The AFN do not only want gestures, but concrete actions. They said they will also be demanding the Church to return all Indigenous land back to its rightful First Nation, and to return all Indigenous artifacts from the Vatican.
They are also calling for the Church to deliver further investments for survivors and their families in longterm healing, beyond the commitment of $30 million that Canada’s Catholic bishops promised to raise in September 2021 for residential school survivors.
Their final demand is for the Pope to rectify a historic wrong: to rescind the 1493 doctrine of discovery used to justify the seizure of Indigenous land.
“There is something very significant that happened to Indigenous people and there’s a realization, I believe, on the Catholic Church’s part that they have to do more,” Grand Chief Mandy Gull-Masty, grand chief of the Cree Nation of Eeyou Istchee and the delegation’s Quebec representative, said.
Canada’s longest running chief of almost 40 years, Marie-Anne Day Walker-Pelletier, will be Saskatchewan’s representative for the AFN.

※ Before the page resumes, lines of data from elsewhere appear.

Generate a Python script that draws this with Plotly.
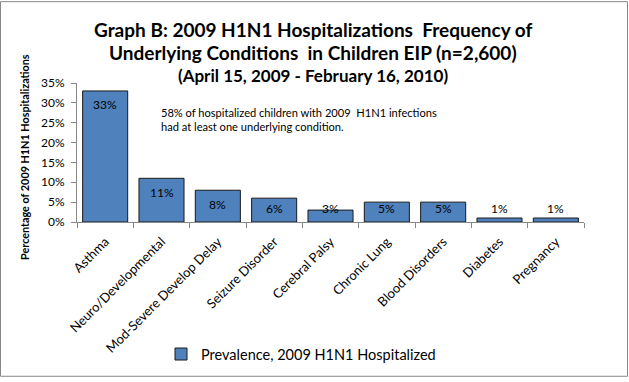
import plotly.graph_objects as go

categories = ["Asthma", "Neuro/Developmental", "Mod-Severe Develop Delay", "Seizure Disorder",
              "Cerebral Palsy", "Chronic Lung", "Blood Disorders", "Diabetes", "Pregnancy"]
values = [33, 11, 8, 6, 3, 5, 5, 1, 1]
labels = [f"{v}%" for v in values]
series_name = "Prevalence, 2009 H1N1 Hospitalized"
title_lines = ["Graph B: 2009 H1N1 Hospitalizations  Frequency of",
               "Underlying Conditions  in Children EIP (n=2,600)",
               "(April 15, 2009 - February 16, 2010)"]
note = "58% of hospitalized children with 2009  H1N1 infections<br>had at least one underlying condition."
y_title = "Percentage of 2009 H1N1 Hospitalizations"
FONT = "Lato"

L, R, T, B = 77, 45, 83, 158
W, H = 629, 382
PW, PH = W - L - R, H - T - B

def px_x(p):
    return (p - L) / PW

def px_y(p):
    return (H - B - p) / PH

fig = go.Figure()
fig.add_trace(go.Bar(
    x=categories, y=values, name=series_name,
    marker=dict(color="#4F81BD", line=dict(color="#1a1a1a", width=1)),
    showlegend=True, hoverinfo="skip",
))
for c, v, t in zip(categories, values, labels):
    fig.add_annotation(x=c, y=max(v - 3.5, 3.3), text=t, showarrow=False, yanchor="middle",
                       font=dict(family=FONT, size=12, color="#000000"))

fig.add_annotation(xref="paper", yref="paper", x=px_x(159), y=px_y(104), xanchor="left", yanchor="top",
                   align="left", showarrow=False, text=note,
                   font=dict(family=FONT, size=11.1, color="#000000"))

for txt, yc, sz in zip(title_lines, [29, 52, 75], [19, 19, 17]):
    fig.add_annotation(xref="paper", yref="paper", x=px_x(313), y=px_y(yc), xanchor="center",
                       yanchor="middle", showarrow=False, text=f"<b>{txt}</b>",
                       font=dict(family=FONT, size=sz, color="#000000"))

fig.add_annotation(xref="paper", yref="paper", x=px_x(25), y=px_y(158), xanchor="center",
                   yanchor="middle", showarrow=False, textangle=-90, text=f"<b>{y_title}</b>",
                   font=dict(family=FONT, size=10.8, color="#000000"))

fig.update_layout(
    width=W, height=H,
    margin=dict(l=L, r=R, t=T, b=B),
    paper_bgcolor="white", plot_bgcolor="white",
    font=dict(family=FONT, size=12, color="#000000"),
    bargap=0.2,
    legend=dict(orientation="h", x=px_x(301), xanchor="center", y=px_y(358), yanchor="middle",
                itemwidth=30, font=dict(family=FONT, size=14.5)),
    shapes=[dict(type="rect", xref="paper", yref="paper", x0=px_x(0.5), x1=px_x(627.5),
                 y0=px_y(380.5), y1=px_y(0.5), line=dict(color="#888888", width=1))],
)
fig.update_xaxes(showline=True, linecolor="#888888", ticks="outside", tickson="boundaries",
                 tickcolor="#888888", ticklen=5, tickangle=-45, showgrid=False, automargin=False,
                 ticklabelstandoff=6, tickfont=dict(family=FONT, size=13))
fig.update_yaxes(range=[0, 35], dtick=5, ticksuffix="%", showline=True, linecolor="#888888",
                 ticks="outside", tickcolor="#888888", ticklen=5, showgrid=False, zeroline=False,
                 automargin=False, ticklabelstandoff=4, tickfont=dict(family=FONT, size=12))

fig.write_html("out.html", config={"displayModeBar": False},
               post_script="document.body.style.margin='0';document.body.style.padding='0';")
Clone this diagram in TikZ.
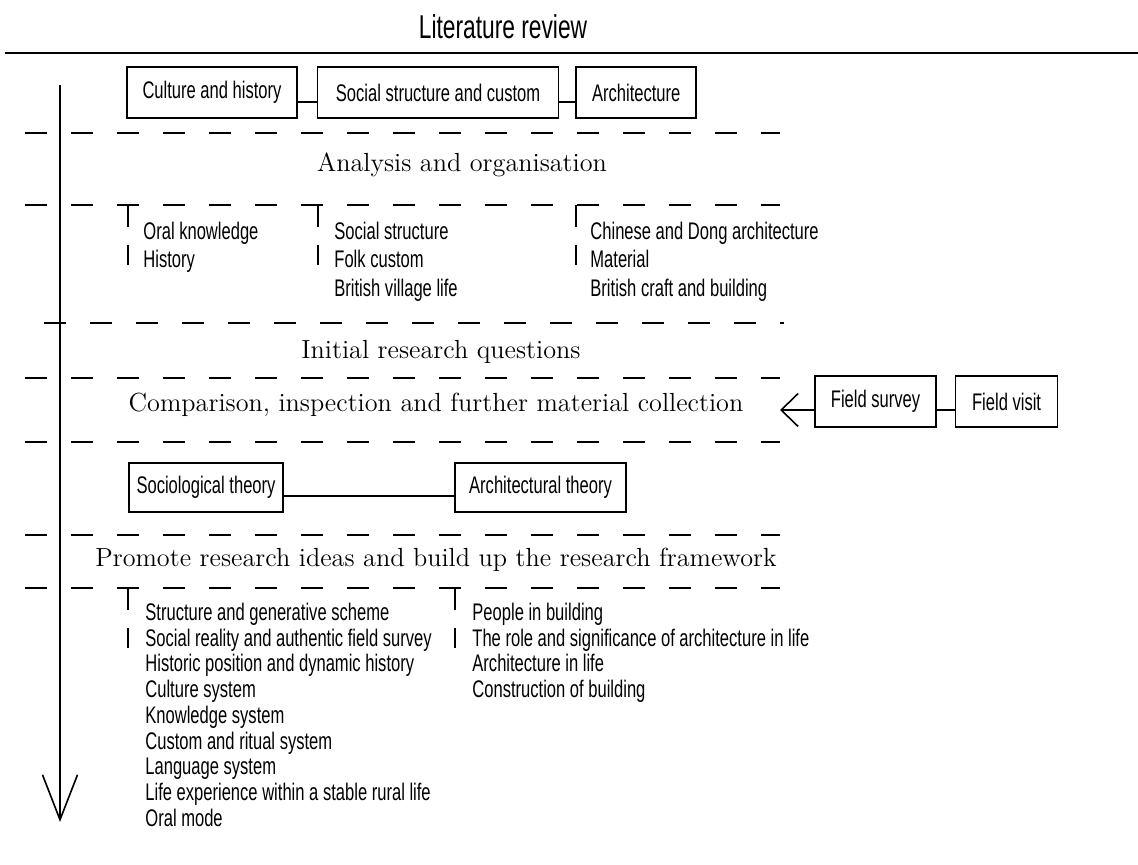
\documentclass[tikz,border=0pt]{standalone}
\usepackage{fontspec}
\newfontfamily\condfont[FakeStretch=0.69]{Liberation Sans}
\usetikzlibrary{matrix,positioning,arrows.meta}
\pgfkeys{tikz/mybox/.style={draw,line width=0.8pt,inner sep=0pt,minimum height=25.5pt,font=\condfont\fontsize{12pt}{14pt}\selectfont}}
\pgfkeys{tikz/myjoin/.style={line width=0.8pt}}
\pgfkeys{tikz/mysep/.style={line width=1.1pt,dash pattern=on 11pt off 12pt}}
\pgfkeys{tikz/mytick/.style={line width=1.1pt,dash pattern=on 11pt off 9pt}}
\pgfkeys{tikz/myhead/.style={font=\fontsize{13.1pt}{15pt}\selectfont}}
\pgfkeys{tikz/mylist/.style={matrix of nodes,anchor=north west,inner sep=0pt,row sep=#1,nodes={anchor=west,inner sep=0pt,text height=8.5pt,text depth=2.5pt,font=\condfont\fontsize{12pt}{14pt}\selectfont}}}
\newcommand*\mysepline[2][25]{\draw[mysep] (#1,#2) -- (780,#2);}
\newcommand*\mytickline[2]{\draw[mytick] (#1,#2) -- ++(0,60);}

\begin{document}
\begin{tikzpicture}[x=0.5pt,y=-0.5pt]
    \useasboundingbox (0,0) rectangle (1138,865);
    \node[font=\condfont\fontsize{16.5pt}{18pt}\selectfont] (lit) at (503,27) {Literature review};
    \draw[line width=1pt] (5,53) -- (1138,53);
    \coordinate (flowtop) at (60,85);
    \coordinate (flowend) at (60,822);
    \draw[line width=0.8pt,-{Straight Barb[length=22.5pt,width=17.5pt]}] (flowtop) -- (flowend);

    \node[mybox,minimum width=85pt] (culture) at (212,92.5) {Culture and history};
    \node[mybox,minimum width=120.5pt,right=9.5pt of culture] (social) {Social structure and custom};
    \node[mybox,minimum width=60pt,right=8pt of social] (arch) {Architecture};
    \draw[myjoin] ([yshift=-4.75pt]culture.east) -- ([yshift=-4.75pt]social.west);
    \draw[myjoin] ([yshift=-4.75pt]social.east) -- ([yshift=-4.75pt]arch.west);

    \mysepline{133}
    \node[myhead] (analysis) at (462,165) {Analysis and organisation};
    \mysepline{205}
    \mytickline{128}{205}
    \mytickline{318}{205}
    \mytickline{576}{205}
    \matrix[mylist=3.25pt] (lhist) at (143,222) {
        Oral knowledge \\
        History \\
    };
    \matrix[mylist=3.25pt] (lsoc) at (334,222) {
        Social structure \\
        Folk custom \\
        British village life \\
    };
    \matrix[mylist=3.25pt] (larch) at (590,222) {
        Chinese and Dong architecture \\
        Material \\
        British craft and building \\
    };

    \draw[mysep] (44,323) -- (784,323);
    \node[myhead] (initial) at (441,352) {Initial research questions};
    \mysepline{378}
    \node[myhead] (compare) at (436,405) {Comparison, inspection and further material collection};
    \node[mybox,minimum width=60.5pt] (fsurvey) at (875.5,401.5) {Field survey};
    \node[mybox,minimum width=51pt,right=9pt of fsurvey] (fvisit) {Field visit};
    \coordinate (comparetip) at (780,410);
    \draw[myjoin] ([yshift=-4.25pt]fsurvey.east) -- ([yshift=-4.25pt]fvisit.west);
    \draw[myjoin,-{Straight Barb[length=8.5pt,width=16.5pt]}] ([yshift=-4.25pt]fsurvey.west) -- (comparetip);
    \mysepline{442}

    \node[mybox,minimum width=77pt,minimum height=24.5pt] (socio) at (206,487.5) {Sociological theory};
    \node[mybox,minimum width=85.5pt,minimum height=24.5pt] (archth) at (540.5,487.5) {Architectural theory};
    \draw[myjoin] ([yshift=-4.25pt]socio.east) -- ([yshift=-4.25pt]archth.west);
    \mysepline{535}
    \node[myhead] (promote) at (436,560) {Promote research ideas and build up the research framework};
    \mysepline{588}
    \mytickline{128}{588}
    \mytickline{455}{588}
    \matrix[mylist=1.875pt] (lframe) at (145,603) {
        Structure and generative scheme \\
        Social reality and authentic field survey \\
        Historic position and dynamic history \\
        Culture system \\
        Knowledge system \\
        Custom and ritual system \\
        Language system \\
        Life experience within a stable rural life \\
        Oral mode \\
    };
    \matrix[mylist=1.875pt] (lbuild) at (472,603) {
        People in building \\
        The role and significance of architecture in life \\
        Architecture in life \\
        Construction of building \\
    };
\end{tikzpicture}
\end{document}
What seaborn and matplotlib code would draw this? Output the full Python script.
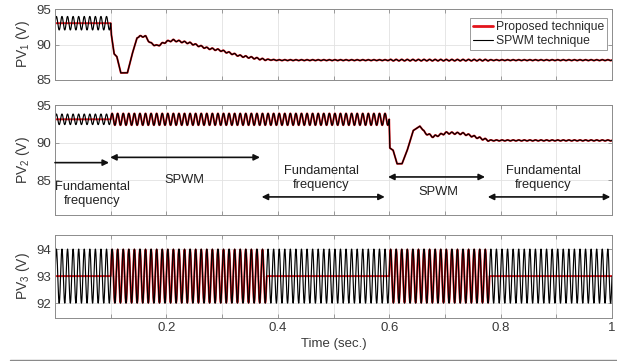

At 10 years old, she endured seven years of abuse at the Lebret Residential School, losing her language and culture.
“I want to be the voice of our survivors, our ancestors, and those children that never, ever came home,” she told CTV News. “So that is the whole reason that I agreed to participate.”
She said that different members of the delegation have been given specific topics to focus on in their brief window to speak about the varying impacts of residential schools.
“We’ve got a total of 10 minutes to tell the Pope our story,” she said.
It leaves her with only three minutes to talk to the Pope about the impacts of the hundreds of unmarked graves found last year at residential schools in Tk’emlúps te Secwépemc and Cowessess First Nation, among numerous other sites.
“He needs to come and tell our Mosoms and Kokums and our families and communities that he is truly sorry, that he needs to be there and it needs to come from his heart,” she said.
Her goal is clear: to convince Pope Francis to come to Canada and provide that official apology.
“Our job is to convince him […] to come to Canada in the very, very near future,” she said.
Pope Francis will also meet with Metis and Inuit delegations starting on Monday in Rome.
Although he has agreed to meet with residential school survivors in their traditional territories in Canada later this year, so far there has been no commitment on an actual date.